------ Listed entries ------
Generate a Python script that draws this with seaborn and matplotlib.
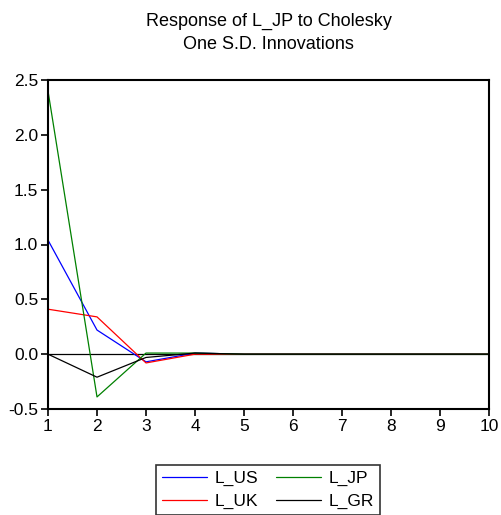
import pandas as pd
import numpy as np
import seaborn as sns
import matplotlib.pyplot as plt

# periods and responses of L_JP to each shock
periods = [1, 2, 3, 4, 5, 6, 7, 8, 9, 10]
l_us = [1.04, 0.22, -0.07, 0.01, 0.0, 0.0, 0.0, 0.0, 0.0, 0.0]
l_uk = [0.41, 0.34, -0.08, 0.0, 0.0, 0.0, 0.0, 0.0, 0.0, 0.0]
l_jp = [2.40, -0.39, 0.01, 0.01, 0.0, 0.0, 0.0, 0.0, 0.0, 0.0]
l_gr = [0.0, -0.21, -0.03, 0.01, 0.0, 0.0, 0.0, 0.0, 0.0, 0.0]

series_names = ["L_US", "L_UK", "L_JP", "L_GR"]
colors = {"L_US": "blue", "L_JP": "green", "L_UK": "red", "L_GR": "black"}

df = pd.DataFrame({"period": periods, "L_US": l_us, "L_UK": l_uk,
                   "L_JP": l_jp, "L_GR": l_gr})
df_long = df.melt(id_vars="period", var_name="shock", value_name="response")

sns.set_style("ticks")
plt.rcParams['font.family'] = ['Liberation Sans', 'DejaVu Sans']
plt.rcParams['text.color'] = 'black'

fig = plt.figure(figsize=(5.01, 5.15), dpi=100)
ax = fig.add_axes([48 / 501, 1 - 409 / 515, 441 / 501, 329 / 515])

ax.axhline(0, color="black", lw=0.9, zorder=1)
sns.lineplot(data=df_long, x="period", y="response", hue="shock",
             hue_order=series_names, palette=colors, lw=0.9, ax=ax,
             legend=False, zorder=2)

ax.set_xlim(1, 10)
ax.set_ylim(-0.5, 2.5)
ax.set_xticks(periods)
ax.set_yticks(np.arange(-0.5, 2.51, 0.5))
ax.set_yticklabels([f"{v:.1f}" for v in np.arange(-0.5, 2.51, 0.5)])
ax.set_xlabel("")
ax.set_ylabel("")
ax.tick_params(labelsize=12.5, length=5, width=1.2, direction="out", pad=2, colors="black")
for s in ax.spines.values():
    s.set_linewidth(1.5)
    s.set_color("black")

ax.set_title("Response of L_JP to Cholesky\nOne S.D. Innovations",
             fontsize=13, pad=22, linespacing=1.5, color="black")

# column-first fill gives rows L_US/L_JP and L_UK/L_GR
handles = [plt.Line2D([], [], color=colors[n], lw=0.9) for n in series_names]
leg = fig.legend(handles, series_names, ncol=2, loc="upper center",
                 bbox_to_anchor=(268 / 501, 1 - 456 / 515), frameon=True,
                 fancybox=False, edgecolor="black", fontsize=12.5,
                 handlelength=2.6, columnspacing=1.0, labelspacing=0.45,
                 handletextpad=0.45, borderpad=0.35)
leg.get_frame().set_linewidth(1.2)

fig.savefig("out.png", dpi=100)
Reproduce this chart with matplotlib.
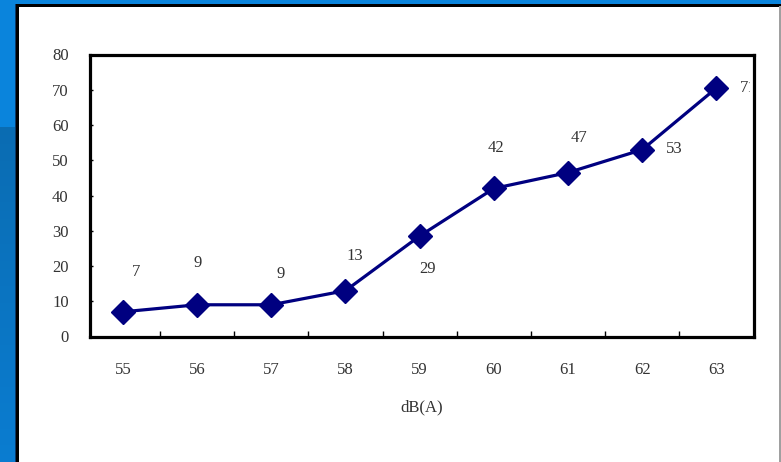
import numpy as np
import matplotlib.pyplot as plt
from matplotlib.patches import Rectangle
from matplotlib.transforms import Bbox

# data
categories = ['55', '56', '57', '58', '59', '60', '61', '62', '63']
values = [7, 9, 9, 13, 28.5, 42, 46.5, 53, 70.5]
point_labels = ['7', '9', '9', '13', '29', '42', '47', '53', '71']
yticks = [0, 10, 20, 30, 40, 50, 60, 70, 80]
xlabel = 'dB(A)'

# label offsets in pixels (dx, dy), screen up positive
label_offsets = [(13, 40), (1, 42), (9, 31), (9, 35), (8, -33),
                 (2, 40), (11, 35), (32, 1), (32, 0)]

W, H = 781, 462
fig = plt.figure(figsize=(W / 100, H / 100), dpi=100, facecolor='white')
plt.rcParams['font.family'] = ['Liberation Serif', 'DejaVu Serif']
txt = '#333333'
fs = 12

def px(x, y, w, h, **kw):
    # rectangle in pixel coords, y from top
    fig.patches.append(Rectangle((x / W, 1 - (y + h) / H), w / W, h / H,
                                 transform=fig.transFigure, figure=fig, **kw))

# blue frame pieces
px(0, 0, W, 4, color='#0a84dc', lw=0)
px(0, 0, 15, 127, color='#0a84dc', lw=0)
n = 40
for i in range(n):
    t = i / (n - 1)
    c = np.array([0x0a, 0x6c, 0xb2]) * (1 - t) + np.array([0x0a, 0x7c, 0xd0]) * t
    px(0, 127 + i * (H - 127) / n, 15, (H - 127) / n + 1, color=c / 255, lw=0)
px(15, 4, 1.2, H, color='#0a3a6a', lw=0)
px(16, 4, 2.5, H, color='black', lw=0)
px(16, 4, W, 2.5, color='black', lw=0)
px(779, 6, 1.5, H, color='#a0a0a0', lw=0)

ax = fig.add_axes([89.5 / W, 1 - 336.5 / H, 664 / W, 282 / H])
x = np.arange(len(categories))
ax.plot(x, values, color='#000080', lw=2.3, marker='D', ms=12.5,
        markeredgecolor='#000080', zorder=3, clip_on=False)

# the last label runs under the plot border in the original
bb = ax.bbox
clip = Bbox.from_extents(bb.x0, bb.y0, bb.x1 - 4, bb.y1)
for xi, v, lab, (dx, dy) in zip(x, values, point_labels, label_offsets):
    a = ax.annotate(lab, (xi, v), xytext=(dx * 0.72, dy * 0.72), textcoords='offset points',
                    ha='center', va='center', fontsize=fs, color=txt,
                    annotation_clip=False, zorder=2)
    a.set_clip_on(True)
    a.set_clip_box(clip)

ax.set_xlim(-0.45, 8.5)
ax.set_ylim(0, 80)
ax.set_yticks(yticks)
ax.set_xticks(x)
ax.set_xticklabels(categories)
ax.set_xticks(x[:-1] + 0.5, minor=True)
ax.tick_params(axis='x', which='major', length=0, pad=18, labelsize=fs, labelcolor=txt)
ax.tick_params(axis='x', which='minor', direction='in', length=4, width=1)
ax.tick_params(axis='y', direction='in', length=2.5, width=1, pad=15,
               labelsize=fs, labelcolor=txt)
for s in ax.spines.values():
    s.set_linewidth(2.3)
    s.set_zorder(4)
ax.set_xlabel(xlabel, fontsize=fs, color=txt, labelpad=16)

fig.savefig('out.png', dpi=100, facecolor='white')
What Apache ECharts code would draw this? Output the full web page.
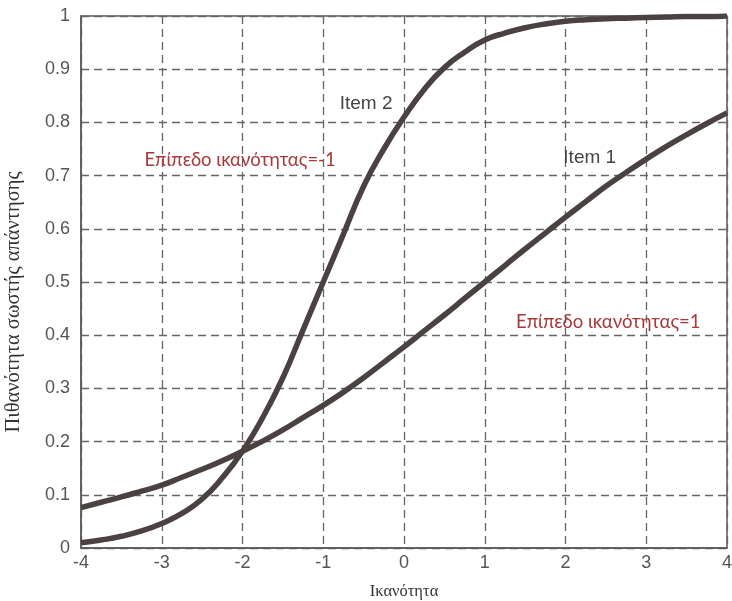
<!DOCTYPE html>
<html>
<head>
<meta charset="utf-8">
<script src="https://cdn.jsdelivr.net/npm/echarts@6/dist/echarts.min.js"></script>
<style>
  html, body { margin: 0; padding: 0; background: #ffffff; }
  #chart { width: 732px; height: 601px; }
</style>
</head>
<body>
<div id="chart"></div>
<script>
// Ability values (x) and probability of a correct answer for each item
const ability = [-4, -3.75, -3.5, -3.25, -3, -2.75, -2.5, -2.25, -2, -1.75, -1.5, -1.25, -1, -0.75, -0.5, -0.25,
  0, 0.25, 0.5, 0.75, 1, 1.25, 1.5, 1.75, 2, 2.25, 2.5, 2.75, 3, 3.25, 3.5, 3.75, 4];
const item1 = [0.076, 0.086, 0.096, 0.107, 0.118, 0.133, 0.148, 0.164, 0.182, 0.201, 0.222, 0.245, 0.268, 0.293, 0.32, 0.349,
  0.378, 0.408, 0.438, 0.469, 0.5, 0.531, 0.562, 0.592, 0.622, 0.651, 0.68, 0.706, 0.731, 0.755, 0.777, 0.798, 0.818];
const item2 = [0.01, 0.015, 0.022, 0.032, 0.046, 0.065, 0.092, 0.132, 0.182, 0.245, 0.32, 0.41, 0.5, 0.59, 0.68, 0.75,
  0.81, 0.862, 0.903, 0.932, 0.955, 0.968, 0.978, 0.985, 0.99, 0.993, 0.995, 0.996, 0.997, 0.998, 0.999, 0.999, 1.0];

const xTicks = [-4, -3, -2, -1, 0, 1, 2, 3, 4];
const yTicks = [0, 0.1, 0.2, 0.3, 0.4, 0.5, 0.6, 0.7, 0.8, 0.9, 1];

const pairs = (xs, ys) => xs.map((x, i) => [x, ys[i]]);

const curveColor = '#4b4141';
const noteRed = '#a8383a';

// Text notes placed in data coordinates
const notes = [
  { text: 'Item 2', coord: [-0.47, 0.835], color: '#444', size: 19, family: 'Liberation Sans' },
  { text: 'Item 1', coord: [2.3, 0.733], color: '#444', size: 19, family: 'Liberation Sans' },
  { text: 'Επίπεδο ικανότητας=-1', coord: [-2.03, 0.73], color: noteRed, size: 18.5, family: 'Lato' },
  { text: 'Επίπεδο ικανότητας=1', coord: [2.53, 0.425], color: noteRed, size: 18.5, family: 'Lato' }
];

const chart = echarts.init(document.getElementById('chart'), null, { renderer: 'canvas' });

const gridLine = { show: true, lineStyle: { color: '#666', width: 1.3, type: [8, 5] } };
const tickLabel = { color: '#555', fontSize: 18, fontFamily: 'Liberation Sans' };

chart.setOption({
  backgroundColor: '#ffffff',
  animation: false,
  grid: {
    left: 81, right: 5, top: 16, bottom: 53,
    outerBoundsMode: 'none', containLabel: false,
    show: true, borderColor: '#5a5a5a', borderWidth: 1.5
  },
  xAxis: {
    type: 'value', min: -4, max: 4, interval: 1,
    axisLine: { show: true, onZero: false, lineStyle: { color: '#5a5a5a', width: 1.5 } },
    axisTick: { show: false },
    splitLine: gridLine,
    axisLabel: Object.assign({ margin: 6, formatter: v => xTicks.includes(v) ? String(v) : '' }, tickLabel),
    name: 'Ικανότητα', nameLocation: 'middle', nameGap: 35,
    nameTextStyle: { fontFamily: 'Liberation Serif', fontSize: 16.5, color: '#333' }
  },
  yAxis: {
    type: 'value', min: 0, max: 1, interval: 0.1,
    axisLine: { show: true, onZero: false, lineStyle: { color: '#5a5a5a', width: 1.5 } },
    axisTick: { show: false },
    splitLine: gridLine,
    axisLabel: Object.assign({ margin: 11, formatter: v => {
      const t = yTicks.find(y => Math.abs(y - v) < 1e-9);
      return t === undefined ? '' : String(+t.toFixed(1));
    } }, tickLabel),
    name: 'Πιθανότητα σωστής απάντησης', nameLocation: 'middle', nameGap: 57, nameRotate: 90,
    nameTextStyle: { fontFamily: 'Liberation Serif', fontSize: 20.5, color: '#333', padding: [0, 40, 0, 0] }
  },
  series: [
    {
      name: 'Item 1', type: 'line', smooth: true, showSymbol: false,
      data: pairs(ability, item1),
      lineStyle: { color: curveColor, width: 5.5 }
    },
    {
      name: 'Item 2', type: 'line', smooth: true, showSymbol: false,
      data: pairs(ability, item2),
      lineStyle: { color: curveColor, width: 5.5 },
      markPoint: {
        symbol: 'circle', symbolSize: 0, silent: true,
        data: notes.map(n => ({
          coord: n.coord,
          label: {
            show: true, position: 'inside', formatter: n.text,
            color: n.color, fontSize: n.size, fontFamily: n.family
          }
        }))
      }
    }
  ]
});
</script>
</body>
</html>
------
* [Written exercise] Only the lines from the start of the material through the line containing "ax = fig.add_axes([48" should be transcribed. Pictures stay out.

* [Exercise result]
Generate a Python script that draws this with seaborn and matplotlib.
import pandas as pd
import numpy as np
import seaborn as sns
import matplotlib.pyplot as plt

# periods and responses of L_JP to each shock
periods = [1, 2, 3, 4, 5, 6, 7, 8, 9, 10]
l_us = [1.04, 0.22, -0.07, 0.01, 0.0, 0.0, 0.0, 0.0, 0.0, 0.0]
l_uk = [0.41, 0.34, -0.08, 0.0, 0.0, 0.0, 0.0, 0.0, 0.0, 0.0]
l_jp = [2.40, -0.39, 0.01, 0.01, 0.0, 0.0, 0.0, 0.0, 0.0, 0.0]
l_gr = [0.0, -0.21, -0.03, 0.01, 0.0, 0.0, 0.0, 0.0, 0.0, 0.0]

series_names = ["L_US", "L_UK", "L_JP", "L_GR"]
colors = {"L_US": "blue", "L_JP": "green", "L_UK": "red", "L_GR": "black"}

df = pd.DataFrame({"period": periods, "L_US": l_us, "L_UK": l_uk,
                   "L_JP": l_jp, "L_GR": l_gr})
df_long = df.melt(id_vars="period", var_name="shock", value_name="response")

sns.set_style("ticks")
plt.rcParams['font.family'] = ['Liberation Sans', 'DejaVu Sans']
plt.rcParams['text.color'] = 'black'

fig = plt.figure(figsize=(5.01, 5.15), dpi=100)
ax = fig.add_axes([48 / 501, 1 - 409 / 515, 441 / 501, 329 / 515])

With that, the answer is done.